**Directions:** Where a line of the material contains the string "this", copy that line.

Figure scripts
□ □ □ □ □

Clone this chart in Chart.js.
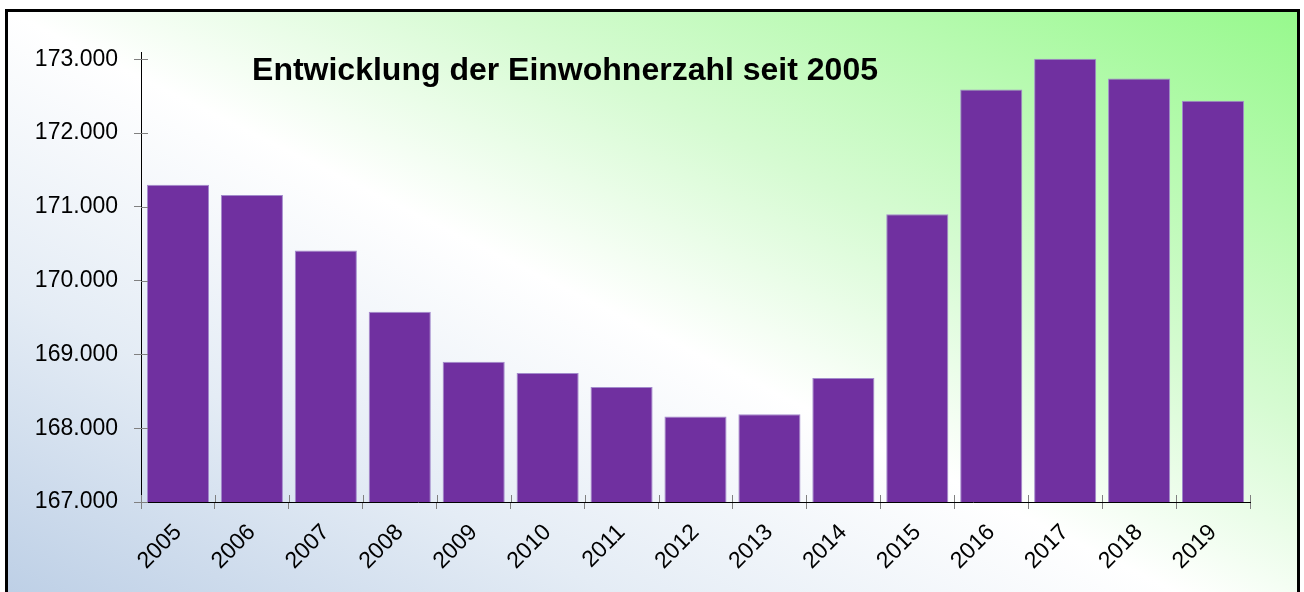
<!DOCTYPE html>
<html>
<head>
<meta charset="utf-8">
<script src="https://cdn.jsdelivr.net/npm/chart.js@4.4.1/dist/chart.umd.min.js"></script>
<style>
  html, body { margin: 0; padding: 0; width: 1304px; height: 592px; overflow: hidden; background: #ffffff; }
  #frame {
    position: absolute; left: 5px; top: 9px; width: 1289px; height: 640px;
    border: 3px solid #000;
    background: linear-gradient(to top right, #b6cae3 0%, #e4ecf5 28%, #ffffff 50%, #d6fbd2 68%, #97f98d 100%);
  }
  #wrap { position: absolute; left: 0; top: 0; width: 1304px; height: 592px; }
</style>
</head>
<body>
<div id="frame"></div>
<div id="wrap"><canvas id="c" width="1304" height="592"></canvas></div>
<script>
// ---- data ----
const years = ['2005','2006','2007','2008','2009','2010','2011','2012','2013','2014','2015','2016','2017','2018','2019'];
const population = [171300, 171160, 170410, 169580, 168900, 168750, 168560, 168160, 168190, 168680, 170900, 172590, 173010, 172740, 172440];
const yTickValues = [167000, 168000, 169000, 170000, 171000, 172000, 173000];
const chartTitle = 'Entwicklung der Einwohnerzahl seit 2005';

const FONT = '"Liberation Sans", Arial, sans-serif';

function fmt(v) {
  return String(v).replace(/\B(?=(\d{3})+(?!\d))/g, '.');
}

const innerTicks = {
  id: 'innerTicks',
  afterDatasetsDraw(chart) {
    const { ctx, chartArea, scales: { x, y } } = chart;
    ctx.save();
    ctx.strokeStyle = '#808080';
    ctx.lineWidth = 1;
    ctx.beginPath();
    y.ticks.forEach((t, i) => {
      const py = Math.round(y.getPixelForTick(i)) + 0.5;
      ctx.moveTo(chartArea.left, py);
      ctx.lineTo(chartArea.left + 7, py);
    });
    for (let i = 0; i <= years.length; i++) {
      const px = Math.round(x.getPixelForValue(i - 0.5)) + 0.5;
      ctx.moveTo(px, chartArea.bottom);
      ctx.lineTo(px, chartArea.bottom - 7);
    }
    ctx.stroke();
    ctx.restore();
  }
};

const titlePlugin = {
  id: 'insideTitle',
  afterDraw(chart) {
    const { ctx } = chart;
    ctx.save();
    ctx.font = 'bold 32px ' + FONT;
    ctx.fillStyle = '#000';
    ctx.textAlign = 'center';
    ctx.textBaseline = 'alphabetic';
    ctx.fillText(chartTitle, 565, 80);
    ctx.restore();
  }
};

new Chart(document.getElementById('c'), {
  type: 'bar',
  data: {
    labels: years,
    datasets: [{
      data: population,
      backgroundColor: '#7030a0',
      borderColor: '#a38bcc',
      borderWidth: 1,
      barPercentage: 0.84,
      categoryPercentage: 1.0
    }]
  },
  options: {
    responsive: false,
    animation: false,
    layout: { padding: { top: 52, right: 54, bottom: 0, left: 0 } },
    plugins: { legend: { display: false }, tooltip: { enabled: false }, title: { display: false } },
    scales: {
      x: {
        afterFit(s) { s.height = 90; },
        grid: { display: true, drawOnChartArea: false, drawTicks: true, tickLength: 7, color: '#808080', lineWidth: 1 },
        border: { display: true, color: '#000', width: 1 },
        ticks: { color: '#000', font: { family: FONT, size: 23 }, minRotation: 45, maxRotation: 45, padding: 10 }
      },
      y: {
        min: 167000,
        max: 173100,
        afterFit(s) { s.width = 141; },
        afterBuildTicks(s) { s.ticks = yTickValues.map(v => ({ value: v })); },
        grid: { display: true, drawOnChartArea: false, drawTicks: true, tickLength: 7, color: '#808080', lineWidth: 1 },
        border: { display: true, color: '#000', width: 1 },
        ticks: { color: '#000', font: { family: FONT, size: 23 }, padding: 16, stepSize: 1000, callback: (v) => fmt(v) }
      }
    }
  },
  plugins: [innerTicks, titlePlugin]
});
</script>
</body>
</html>
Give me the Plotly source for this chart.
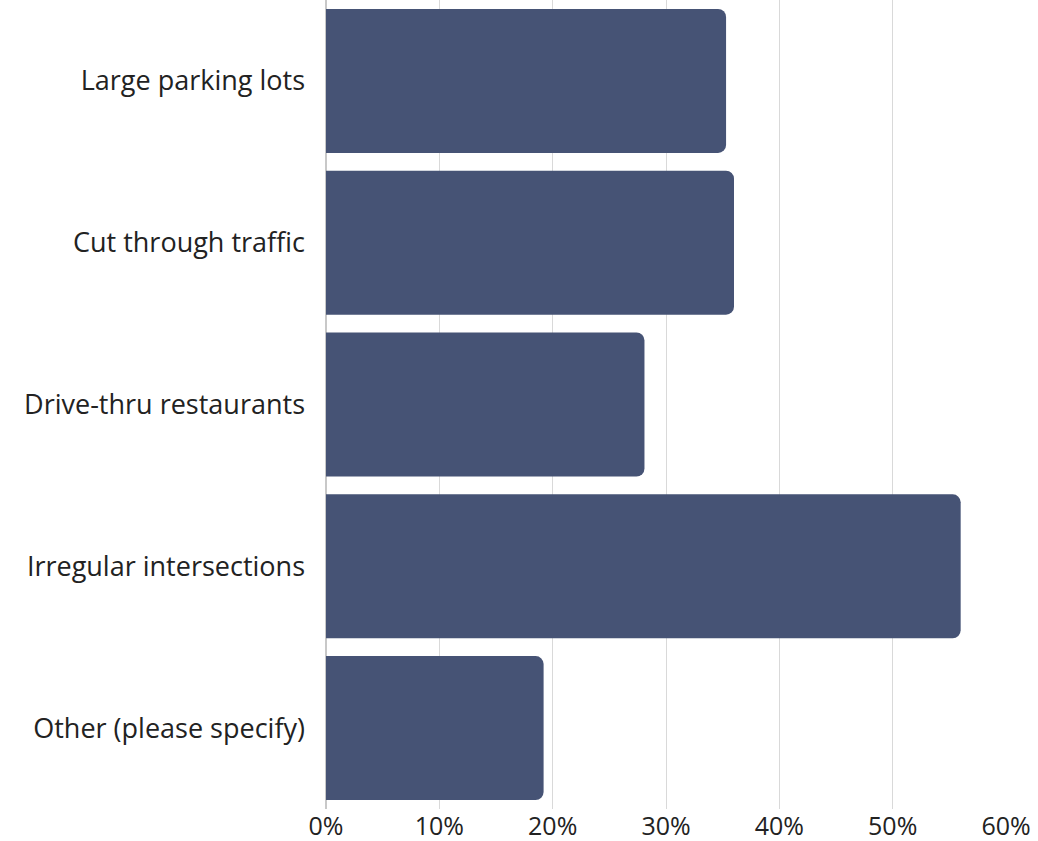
import plotly.graph_objects as go

categories = ["Large parking lots", "Cut through traffic", "Drive-thru restaurants",
              "Irregular intersections", "Other (please specify)"]
values = [0.353, 0.360, 0.281, 0.560, 0.192]
tick_vals = [0, 0.1, 0.2, 0.3, 0.4, 0.5, 0.6]
tick_text = ["0%", "10%", "20%", "30%", "40%", "50%", "60%"]

fig = go.Figure(go.Bar(
    x=values, y=categories, orientation="h",
    marker=dict(color="#465375", line=dict(width=0)),
))
fig.update_layout(
    width=1038, height=841,
    margin=dict(l=326, r=32, t=0, b=32),
    paper_bgcolor="white", plot_bgcolor="white",
    bargap=0.11, barcornerradius=8,
    font=dict(family="Open Sans", size=27, color="#222222"),
    showlegend=False,
)
fig.update_xaxes(range=[0, 0.6], tickvals=tick_vals, ticktext=tick_text,
                 showgrid=True, gridcolor="#d9d9d9", gridwidth=1,
                 zeroline=True, zerolinecolor="#c8c8c8", zerolinewidth=2,
                 showline=False, ticks="", ticklabelstandoff=0, automargin=False,
                 tickfont=dict(size=25))
fig.update_yaxes(autorange="reversed", showgrid=False, showline=False,
                 ticks="", ticklabelstandoff=20, automargin=False)
fig.write_html("out.html", config={"displayModeBar": False},
               post_script="document.body.style.margin='0';document.body.style.overflow='hidden';")
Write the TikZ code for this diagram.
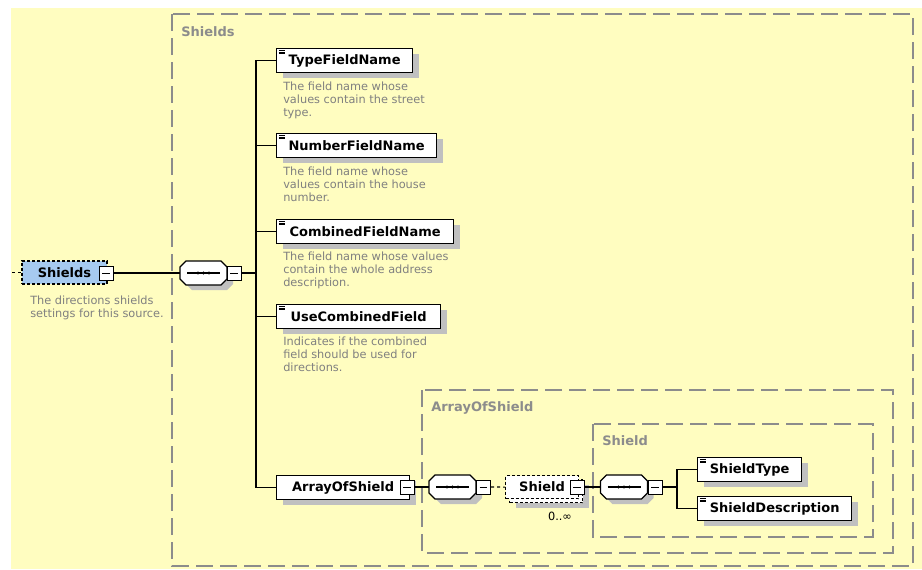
\documentclass[tikz,border=0pt]{standalone}
\usepackage{fontspec}
\setmainfont{DejaVu Sans}
\usetikzlibrary{shadows}
\definecolor{bgyellow}{RGB}{255,253,192}
\definecolor{grpgray}{RGB}{140,140,140}
\definecolor{descgray}{RGB}{128,128,128}
\definecolor{shadowgray}{RGB}{192,192,192}
\definecolor{rootblue}{RGB}{166,202,240}
\newcommand\elemfont{\fontsize{9.75pt}{11pt}\selectfont\bfseries}
\newcommand\descfont{\fontsize{8.5pt}{9.75pt}\selectfont}
\tikzset{
  conn/.style={line width=1pt},
  lnk/.style={line width=0.8pt, dash pattern=on 2.25pt off 2.25pt},
  boxshadow/.style={drop shadow={shadow xshift=4.5pt, shadow yshift=-3.75pt, fill=shadowgray, opacity=1}},
  elem/.style={draw, line width=1pt, fill=white, font=\elemfont, minimum height=18pt,
    inner sep=0pt, anchor=north west, boxshadow,
    path picture={\foreach \k in {0,1,2}{\draw[line width=0.5pt]
      ([xshift=1.6pt,yshift={-1.6pt-1.1pt*\k}]path picture bounding box.north west) -- ++(4.4pt,0);}}},
  minusbox/.style={draw, line width=0.75pt, fill=white, minimum size=10.5pt, inner sep=0pt,
    path picture={\draw[line width=0.75pt] ([xshift=2.4pt]path picture bounding box.west)
      -- ([xshift=-2.4pt]path picture bounding box.east);}},
  % sequence compositor: octagon with shadow, a line and three dots
  seq/.pic={
    \fill[shadowgray, shift={(6,5)}] (-23.5,-6) -- (-17.5,-12) -- (17.5,-12) -- (23.5,-6)
      -- (23.5,6) -- (17.5,12) -- (-17.5,12) -- (-23.5,6) -- cycle;
    \draw[line width=1pt, fill=white] (-23.5,-6) -- (-17.5,-12) -- (17.5,-12) -- (23.5,-6)
      -- (23.5,6) -- (17.5,12) -- (-17.5,12) -- (-23.5,6) -- cycle;
    \draw[line width=0.8pt] (-16.5,0) -- (16.5,0);
    \foreach \d in {-5.5,0,5.5}{\fill (\d,0) circle (1.15pt);}
    \node[minimum width=35.25pt, minimum height=18pt, inner sep=0pt] (-n) at (0,0) {};
  },
  grp/.style={draw=grpgray, line width=1.5pt, dash pattern=on 13pt off 5pt},
  grplabel/.style={anchor=north west, inner sep=0pt, font=\elemfont, text=grpgray},
  desc/.style={anchor=north west, align=left, inner sep=0pt, font=\descfont, text=descgray},
  rootbox/.style={draw, line width=0.8pt, dash pattern=on 2.25pt off 1.5pt, fill=rootblue,
    font=\elemfont, minimum width=63.75pt, minimum height=17.25pt, inner sep=0pt},
  multibox/.style={draw, line width=0.8pt, dash pattern=on 2.25pt off 1.5pt, fill=white,
    font=\elemfont, minimum width=54.75pt, minimum height=17.25pt, inner sep=0pt, anchor=north west},
}
\begin{document}
\begin{tikzpicture}[x=0.75pt,y=-0.75pt]
\useasboundingbox (0,0) rectangle (922,569);
\fill[bgyellow] (11,8) rectangle (922,569);

% group containers
\draw[grp] (172,14) rectangle (913,566);
\node[grplabel] (gshields) at (181,26) {Shields};
\draw[grp] (422,390) rectangle (893,553);
\node[grplabel] (garray) at (431,401) {ArrayOfShield};
\draw[grp] (593,424) rectangle (873,537);
\node[grplabel] (gshield) at (602,435) {Shield};

% root element
\coordinate (in) at (12,272.5);
\node[rootbox] (root) at (64.5,272.5) {Shields};
\node[minusbox] (rootm) at (106,273) {};
\node[desc] (rootd) at (30,295.5) {The directions shields\\settings for this source.};

% first sequence
\pic (seq1) at (203.5,273) {seq};
\node[minusbox] (seq1m) at (234,273) {};
\coordinate (trunk1) at (256,273);

% child elements
\node[elem, minimum width=102pt] (tfn) at (276,48) {TypeFieldName};
\node[desc] (tfnd) at (283,81.5) {The field name whose\\values contain the street\\type.};
\node[elem, minimum width=120pt] (nfn) at (276,133) {NumberFieldName};
\node[desc] (nfnd) at (283,166.5) {The field name whose\\values contain the house\\number.};
\node[elem, minimum width=132.75pt] (cfn) at (276,219) {CombinedFieldName};
\node[desc] (cfnd) at (283,251.5) {The field name whose values\\contain the whole address\\description.};
\node[elem, minimum width=123pt] (ucf) at (276,304) {UseCombinedField};
\node[desc] (ucfd) at (283,337) {Indicates if the combined\\field should be used for\\directions.};
\node[elem, minimum width=99.75pt, path picture={}] (aos) at (276,475) {ArrayOfShield};
\node[minusbox] (aosm) at (407,487) {};

% ArrayOfShield content
\pic (seq2) at (452.5,487) {seq};
\node[minusbox] (seq2m) at (483.5,487) {};
\node[multibox, boxshadow] (shieldb) at (509,479) {};
\node[multibox] (shield) at (505,475) {Shield};
\node[minusbox] (shieldm) at (577,487) {};
\node[font=\descfont, inner sep=0pt] (mult) at (560,516) {0..∞};

% Shield content
\pic (seq3) at (624,487) {seq};
\node[minusbox] (seq3m) at (655,487) {};
\coordinate (trunk2) at (677,487);
\node[elem, minimum width=78pt] (st) at (697,457) {ShieldType};
\node[elem, minimum width=115.5pt] (sd) at (697,496) {ShieldDescription};

% connectors
\draw[lnk] (in) -- (root);
\draw[conn] (rootm.east) -- (seq1-n.west);
\draw[conn] (seq1m.east) -- (trunk1);
\foreach \n in {tfn,nfn,cfn,ucf,aos}{\draw[conn] (trunk1) |- (\n.west);}
\draw[conn] (aosm.east) -- (seq2-n.west);
\draw[lnk] (seq2m.east) -- (shield.west);
\draw[conn] (shieldm.east) -- (seq3-n.west);
\draw[conn] (seq3m.east) -- (trunk2);
\draw[conn] (trunk2) |- (st.west);
\draw[conn] (trunk2) |- (sd.west);
\end{tikzpicture}
\end{document}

□ □ □ □ □

**The result:**
Clone this chart in Chart.js.
Give me the Plotly source for this chart.
Write the TikZ code for this diagram.
\node[desc] (rootd) at (30,295.5) {The directions shields\\settings for this source.};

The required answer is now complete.